• _EXERCISE DIRECTIONS_: Provide an exact copy of the data, excluding the images.

=====

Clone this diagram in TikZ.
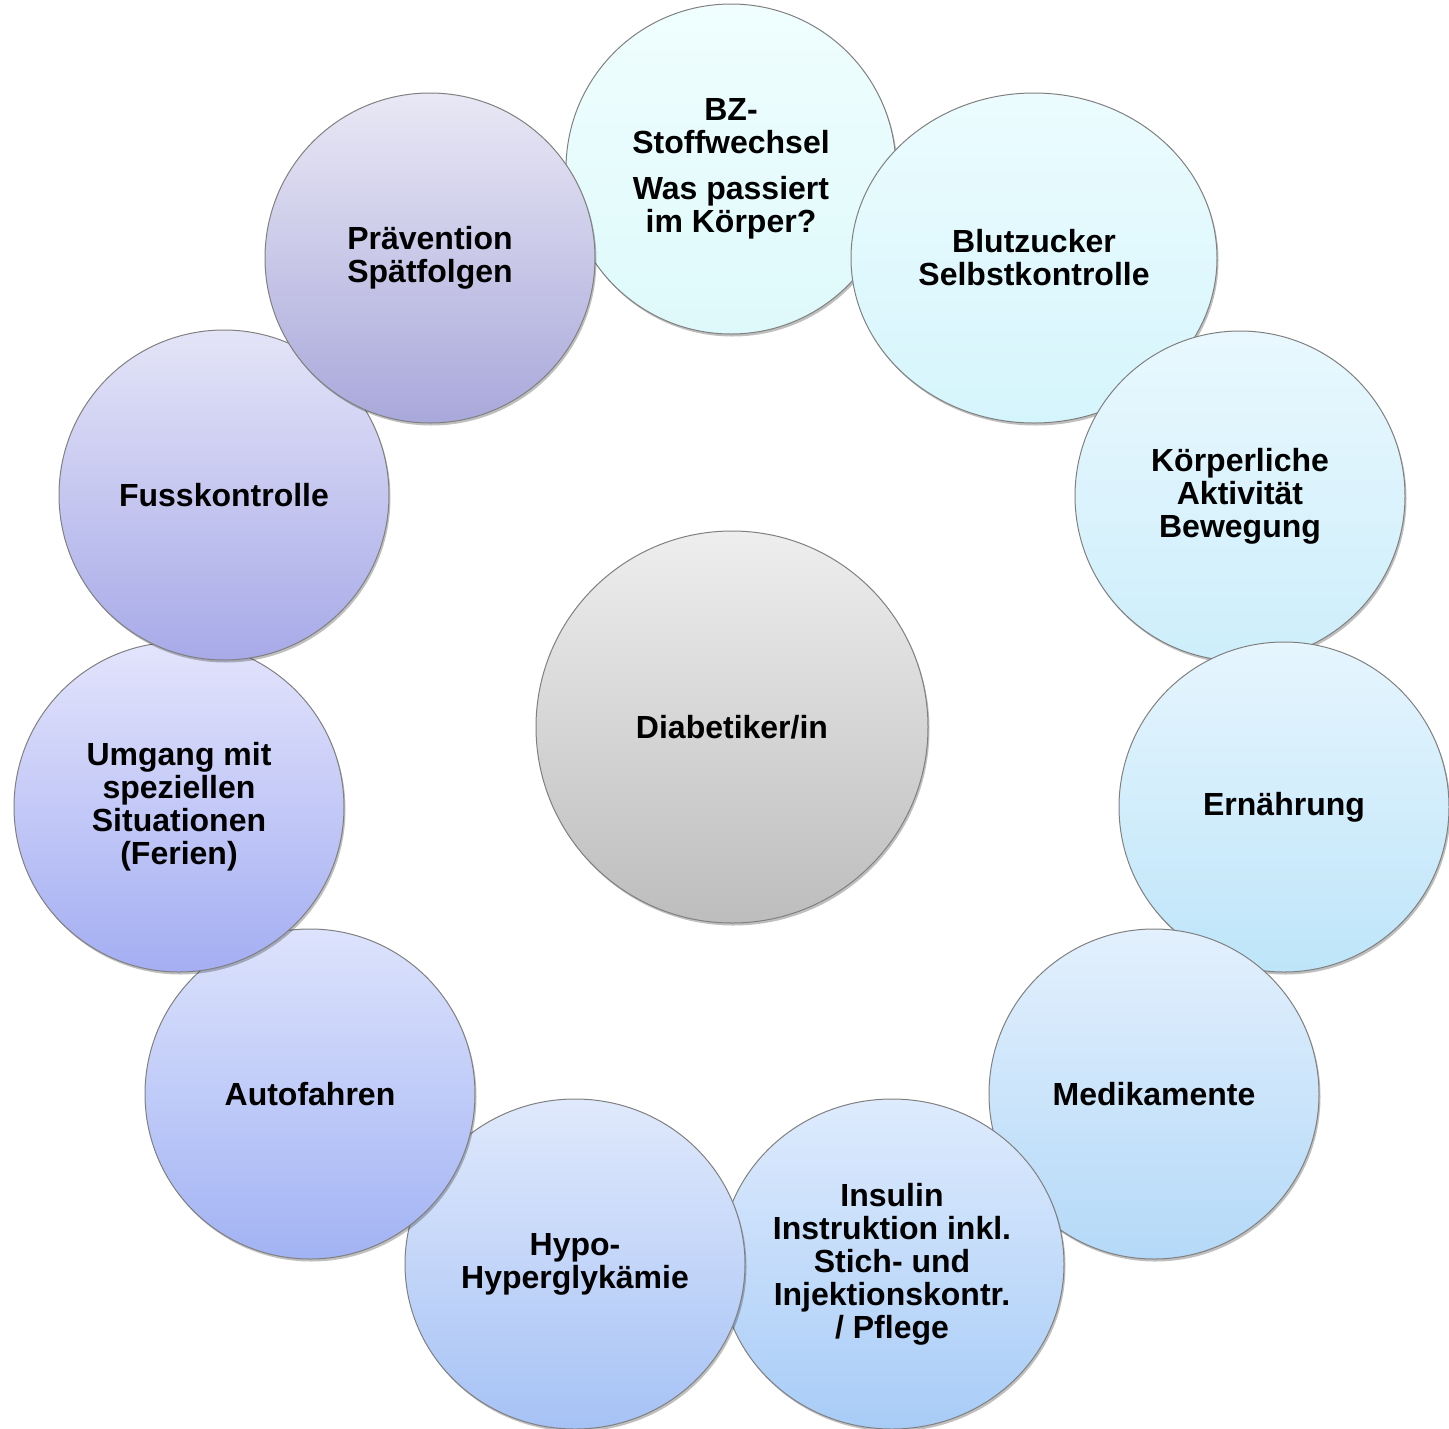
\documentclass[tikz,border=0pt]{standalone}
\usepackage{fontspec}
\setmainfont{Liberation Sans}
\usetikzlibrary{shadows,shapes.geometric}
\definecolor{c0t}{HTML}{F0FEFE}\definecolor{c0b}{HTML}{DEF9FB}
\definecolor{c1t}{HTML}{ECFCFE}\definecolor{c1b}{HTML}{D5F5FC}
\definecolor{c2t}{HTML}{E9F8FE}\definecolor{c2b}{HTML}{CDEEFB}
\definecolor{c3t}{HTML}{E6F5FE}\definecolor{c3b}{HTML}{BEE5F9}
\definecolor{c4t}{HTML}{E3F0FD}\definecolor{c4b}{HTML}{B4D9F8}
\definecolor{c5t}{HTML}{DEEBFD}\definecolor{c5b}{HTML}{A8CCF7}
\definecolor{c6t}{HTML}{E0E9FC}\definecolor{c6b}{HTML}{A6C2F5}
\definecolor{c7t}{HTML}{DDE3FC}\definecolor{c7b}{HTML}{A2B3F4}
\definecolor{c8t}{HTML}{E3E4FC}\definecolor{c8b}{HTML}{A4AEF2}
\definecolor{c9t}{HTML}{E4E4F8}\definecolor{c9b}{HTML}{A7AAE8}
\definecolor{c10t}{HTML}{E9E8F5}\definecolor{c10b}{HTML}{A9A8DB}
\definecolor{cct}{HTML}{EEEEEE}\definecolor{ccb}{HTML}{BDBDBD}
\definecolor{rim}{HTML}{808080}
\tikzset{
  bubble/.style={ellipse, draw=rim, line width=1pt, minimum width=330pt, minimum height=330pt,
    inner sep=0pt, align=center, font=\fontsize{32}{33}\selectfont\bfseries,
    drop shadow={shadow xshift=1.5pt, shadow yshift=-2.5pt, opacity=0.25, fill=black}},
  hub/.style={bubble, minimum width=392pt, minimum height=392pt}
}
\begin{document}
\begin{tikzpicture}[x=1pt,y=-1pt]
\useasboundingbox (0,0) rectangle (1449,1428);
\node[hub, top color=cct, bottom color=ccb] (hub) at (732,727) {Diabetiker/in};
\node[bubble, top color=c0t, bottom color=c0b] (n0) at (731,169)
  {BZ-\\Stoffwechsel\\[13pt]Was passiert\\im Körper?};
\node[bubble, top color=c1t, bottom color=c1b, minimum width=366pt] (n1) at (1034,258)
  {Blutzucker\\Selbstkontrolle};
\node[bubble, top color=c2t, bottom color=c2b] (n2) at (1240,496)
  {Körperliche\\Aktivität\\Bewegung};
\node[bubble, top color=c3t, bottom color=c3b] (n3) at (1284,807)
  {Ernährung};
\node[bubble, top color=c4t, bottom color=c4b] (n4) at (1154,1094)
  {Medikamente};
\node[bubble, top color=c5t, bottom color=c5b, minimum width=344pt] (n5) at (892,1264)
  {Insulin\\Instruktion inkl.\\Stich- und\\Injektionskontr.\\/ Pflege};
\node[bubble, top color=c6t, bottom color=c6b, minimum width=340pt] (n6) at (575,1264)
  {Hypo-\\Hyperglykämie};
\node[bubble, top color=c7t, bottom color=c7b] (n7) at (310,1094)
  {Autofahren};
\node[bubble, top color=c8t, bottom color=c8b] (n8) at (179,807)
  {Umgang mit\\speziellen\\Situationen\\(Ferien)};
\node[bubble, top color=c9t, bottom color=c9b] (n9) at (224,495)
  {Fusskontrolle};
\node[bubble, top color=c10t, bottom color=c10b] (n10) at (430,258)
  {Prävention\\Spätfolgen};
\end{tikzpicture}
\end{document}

=====

• _EXERCISE RESPONSE_:
Clone this diagram in TikZ.
\documentclass[tikz,border=0pt]{standalone}
\usepackage{fontspec}
\setmainfont{Liberation Sans}
\usetikzlibrary{shadows,shapes.geometric}
\definecolor{c0t}{HTML}{F0FEFE}\definecolor{c0b}{HTML}{DEF9FB}
\definecolor{c1t}{HTML}{ECFCFE}\definecolor{c1b}{HTML}{D5F5FC}
\definecolor{c2t}{HTML}{E9F8FE}\definecolor{c2b}{HTML}{CDEEFB}
\definecolor{c3t}{HTML}{E6F5FE}\definecolor{c3b}{HTML}{BEE5F9}
\definecolor{c4t}{HTML}{E3F0FD}\definecolor{c4b}{HTML}{B4D9F8}
\definecolor{c5t}{HTML}{DEEBFD}\definecolor{c5b}{HTML}{A8CCF7}
\definecolor{c6t}{HTML}{E0E9FC}\definecolor{c6b}{HTML}{A6C2F5}
\definecolor{c7t}{HTML}{DDE3FC}\definecolor{c7b}{HTML}{A2B3F4}
\definecolor{c8t}{HTML}{E3E4FC}\definecolor{c8b}{HTML}{A4AEF2}
\definecolor{c9t}{HTML}{E4E4F8}\definecolor{c9b}{HTML}{A7AAE8}
\definecolor{c10t}{HTML}{E9E8F5}\definecolor{c10b}{HTML}{A9A8DB}
\definecolor{cct}{HTML}{EEEEEE}\definecolor{ccb}{HTML}{BDBDBD}
\definecolor{rim}{HTML}{808080}
\tikzset{
  bubble/.style={ellipse, draw=rim, line width=1pt, minimum width=330pt, minimum height=330pt,
    inner sep=0pt, align=center, font=\fontsize{32}{33}\selectfont\bfseries,
    drop shadow={shadow xshift=1.5pt, shadow yshift=-2.5pt, opacity=0.25, fill=black}},
  hub/.style={bubble, minimum width=392pt, minimum height=392pt}
}
\begin{document}
\begin{tikzpicture}[x=1pt,y=-1pt]
\useasboundingbox (0,0) rectangle (1449,1428);
\node[hub, top color=cct, bottom color=ccb] (hub) at (732,727) {Diabetiker/in};
\node[bubble, top color=c0t, bottom color=c0b] (n0) at (731,169)
  {BZ-\\Stoffwechsel\\[13pt]Was passiert\\im Körper?};
\node[bubble, top color=c1t, bottom color=c1b, minimum width=366pt] (n1) at (1034,258)
  {Blutzucker\\Selbstkontrolle};
\node[bubble, top color=c2t, bottom color=c2b] (n2) at (1240,496)
  {Körperliche\\Aktivität\\Bewegung};
\node[bubble, top color=c3t, bottom color=c3b] (n3) at (1284,807)
  {Ernährung};
\node[bubble, top color=c4t, bottom color=c4b] (n4) at (1154,1094)
  {Medikamente};
\node[bubble, top color=c5t, bottom color=c5b, minimum width=344pt] (n5) at (892,1264)
  {Insulin\\Instruktion inkl.\\Stich- und\\Injektionskontr.\\/ Pflege};
\node[bubble, top color=c6t, bottom color=c6b, minimum width=340pt] (n6) at (575,1264)
  {Hypo-\\Hyperglykämie};
\node[bubble, top color=c7t, bottom color=c7b] (n7) at (310,1094)
  {Autofahren};
\node[bubble, top color=c8t, bottom color=c8b] (n8) at (179,807)
  {Umgang mit\\speziellen\\Situationen\\(Ferien)};
\node[bubble, top color=c9t, bottom color=c9b] (n9) at (224,495)
  {Fusskontrolle};
\node[bubble, top color=c10t, bottom color=c10b] (n10) at (430,258)
  {Prävention\\Spätfolgen};
\end{tikzpicture}
\end{document}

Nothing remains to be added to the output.